Se Scarpa, Gehry, Niemeyer e Meier sono tra i principali riferimenti, il faro di Dante Benini è stato Bruno Zevi. Un personaggio che ha dovuto corteggiare a lungo prima di riceverne l’attenzione. Forse perché all’inizio lo disorientava: anche per un critico dall’occhio infallibile ci sarà voluto del tempo per ricostruire in un quadro unitario le qualità di una figura di progettista sicuramente complessa. Comunque siano andati i fatti, Zevi ha dedicato a Benini un’attenzione riservata a pochi. Nel 1993 scrive sull’Espresso un commento sui laboratori di ricerca Transfer 2, nel 1996 per lo Science Park di Farmitalia a Nerviano (MI) e nel 1999 per il padiglione C.F. Gomma a Brescia. Poi i numerosi progetti pubblicati su L’Architettura Cronache e storia e un paio di premi InArch. Un quarto articolo sarà trovato nella macchina da scrivere del critico, il giorno della sua morte. Benini lo conserva come una reliquia.
Se Benini non è facilmente riassumibile in una formula, ciò non vuol dire che nella sua opera non si trovino tracce di una pluralità di riferimenti. A volte, a mio parere, ce ne sono sin troppi. Sarebbe però un errore soffermarvisi. La qualità delle opere di questo autore è, infatti, altrove.
CONTRO I MODELLI PRECOSTITUITI
Quando sono andato a vedere i suoi edifici, quali la sede della Torno a Milano o gli stabilimenti farmaceutici Ibrahim a Istanbul, sono rimasto colpito dalla abilità con la quale in ogni occasione riesce a trasformare i problemi tecnici in pretesti spaziali e in fatti luminosi. Pozzi di luce che raggiungono decine di metri di profondità e permettono la realizzazione di giardini sotterranei che danno qualità a spazi altrimenti tetri, passeggiate architettoniche che umanizzano gli ambienti del lavoro, griglie che filtrano la luce. Le scelte sono sempre determinate da concretezza, da sano pragmatismo. Ricordo ancora che per giustificare l’inserimento di alcuni condotti impiantistici in esterno, protetti da griglie traforate, Benini mi ha fatto notare il risparmio consentito al cliente in termini di cubatura, nonché la maggiore facilità di manutenzione dei tubi che potevano essere raggiunti dai terrazzi esterni e non si trovavano in cavedi chiusi di cemento, che avrebbero oltretutto compromesso la flessibilità della distribuzione interna. E per giustificare una luce che dal basso sparava su uno schermo posto in alto, con notevoli effetti scenici sulla scala che illuminava, mi faceva il conto del risparmio che il committente avrebbe ottenuto sulla bolletta energetica utilizzando il potere di quella superficie riflettente. Ricordo, infine, la minuziosa precisione con la quale mi consigliò alcuni profili di alluminio al posto di altri, di poco migliori ma eccessivamente costosi, tanto da non giustificare la spesa.

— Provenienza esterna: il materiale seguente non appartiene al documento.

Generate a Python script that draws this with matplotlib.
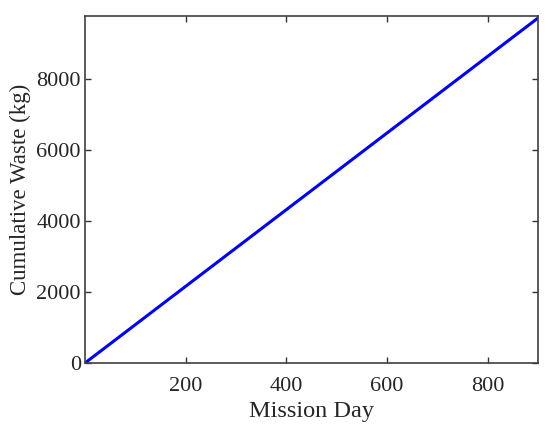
import matplotlib
matplotlib.use("Agg")
from matplotlib import pyplot as plt

plt.rcParams['font.family'] = ['Liberation Serif', 'DejaVu Serif']

# mission days and cumulative waste (kg), straight linear growth
days = [0, 900]
waste = [0, 9720]

fig = plt.figure(figsize=(5.5, 4.32), dpi=100)
ax = fig.add_axes([0.1545, 0.1597, 0.8236, 0.803])

ax.plot(days, waste, color='#0000ff', linewidth=2.2)

ax.set_xlim(0, 900)
ax.set_ylim(0, 9775)
ax.set_xticks([200, 400, 600, 800])
ax.set_yticks([0, 2000, 4000, 6000, 8000])

ax.tick_params(direction='in', top=True, right=True, length=4, width=1,
               labelsize=16, colors='#333333', labelcolor='#262626')
ax.tick_params(axis='x', pad=10)
ax.tick_params(axis='y', pad=3)
for s in ax.spines.values():
    s.set_color('#404040')
    s.set_linewidth(1.2)

ax.set_xlabel('Mission Day', fontsize=17.5, color='#262626', labelpad=4)
ax.set_ylabel('Cumulative Waste (kg)', fontsize=16.5, color='#262626', labelpad=4)

fig.savefig('out.png', dpi=100)
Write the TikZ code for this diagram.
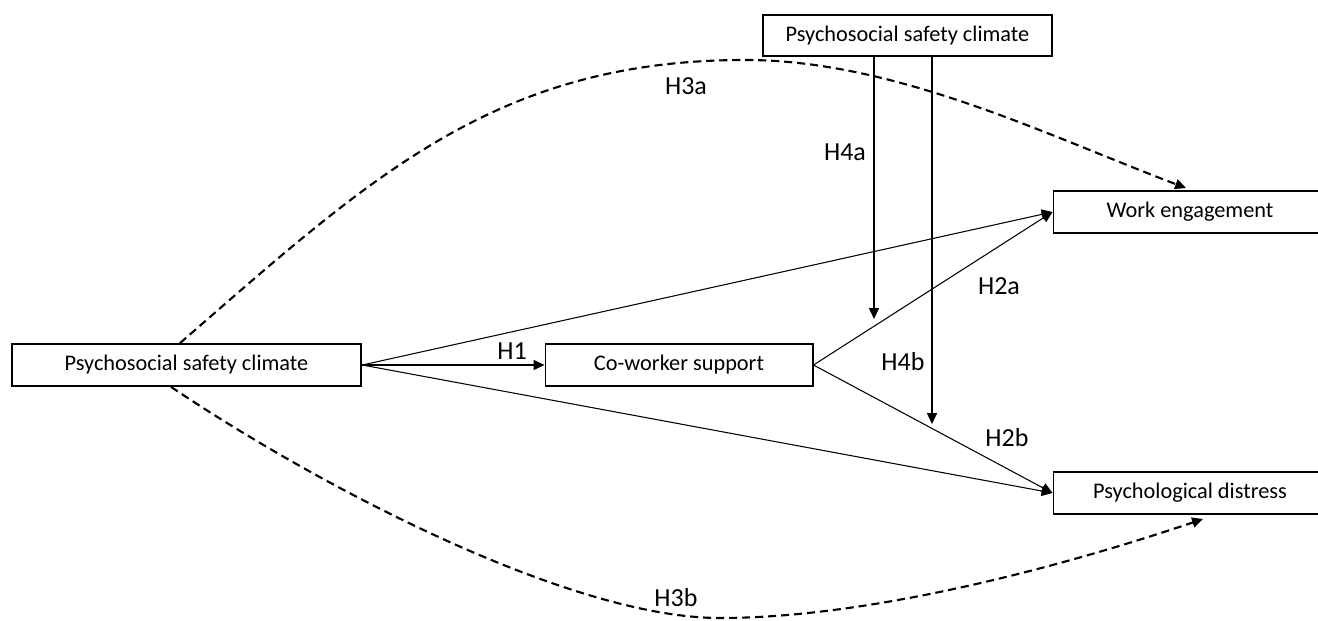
\documentclass[tikz,border=0pt]{standalone}
\usepackage{fontspec}
\setmainfont{Carlito}
\usepackage{tikz}
\usetikzlibrary{arrows.meta}

\begin{document}
\begin{tikzpicture}[x=0.02cm, y=-0.02cm,
  box/.style={draw, line width=1.1pt, minimum height=23.8pt, inner sep=0pt,
    font=\fontsize{12.7}{15}\selectfont},
  conn/.style={line width=0.6pt, -{Triangle[length=6.2pt, width=5.7pt]}},
  hyp/.style={line width=1.2pt, dash pattern=on 4.6pt off 2.8pt,
    -{Triangle[length=6.2pt, width=5.7pt]}},
  lab/.style={font=\fontsize{14.8}{18}\selectfont}]

  \useasboundingbox (0, 0) rectangle (1318, 621);

  % boxes
  \node[box, minimum width=199pt] (psc) at (186.5, 365) {Psychosocial safety climate};
  \node[box, minimum width=152pt] (cws) at (679, 365) {Co-worker support};
  \node[box, minimum width=165pt] (mod) at (907.5, 35.5) {Psychosocial safety climate};
  \node[box, minimum width=155.4pt] (we) at (1190, 212) {Work engagement};
  \node[box, minimum width=155.4pt] (pd) at (1190, 493) {Psychological distress};

  % direct paths
  \draw[conn] (psc.east) -- (cws.west);
  \draw[conn] (psc.east) -- (we.west);
  \draw[conn] (psc.east) -- (pd.west);
  \draw[conn] (cws.east) -- (we.west);
  \draw[conn] (cws.east) -- (pd.west);

  % moderation
  \coordinate (m1) at (874, 319);
  \coordinate (m2) at (932, 424);
  \draw[conn] (mod.south -| m1) -- (m1);
  \draw[conn] (mod.south -| m2) -- (m2);

  % indirect paths
  \coordinate (t1) at (1186, 188);
  \coordinate (t2) at (1203, 519);
  \draw[hyp] (psc.north -| 180, 0) .. controls (370, 178) and (495, 60) .. (745, 60)
    .. controls (895, 60) and (1046, 135) .. (t1);
  \draw[hyp] (psc.south -| 171, 0) .. controls (320, 487) and (570, 618) .. (720, 618)
    .. controls (870, 618) and (1061, 567) .. (t2);

  % labels
  \node[lab] (h1) at (512, 351) {H1};
  \node[lab] (h2a) at (999, 286) {H2a};
  \node[lab] (h2b) at (1007, 438) {H2b};
  \node[lab] (h3a) at (686, 86) {H3a};
  \node[lab] (h3b) at (676, 598) {H3b};
  \node[lab] (h4a) at (845, 152) {H4a};
  \node[lab] (h4b) at (903, 362) {H4b};

\end{tikzpicture}
\end{document}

Ecco forse altri due motivi per i quali alcuni lo amano poco. Perché conosce il valore del denaro e quando sceglie un prodotto non lo fa solo perché fa moda. Ma, soprattutto, perché non ragiona mai a partire da modelli estetici precostituiti. Non fa troppe questioni di coerenza stilistica. Rifiuta un approccio superficiale all’architettura fatto di ineffabili trame. Non si trova a proprio agio davanti alle retoriche accademiche del bel disegno. E difatti i suoi edifici rendono molto meglio dal vivo che nelle immagini dei fotografi. Certo, questo non vuol dire che di retoriche non ne segua altre o che non abbia inciampi. Ma la sua lezione ‒ che si possa fare poesia dello spazio solo a partire da un solido approccio professionale ‒ merita attenzione. E questo Bruno Zevi, che lo ha sostenuto fino in fondo, Cesare Casati, che lo reputa uno dei migliori architetti oggi operanti in Italia, e Cesare De Seta, che gli ha dedicato un profilo nel recente Architetti italiani nel Novecento, lo hanno ben capito.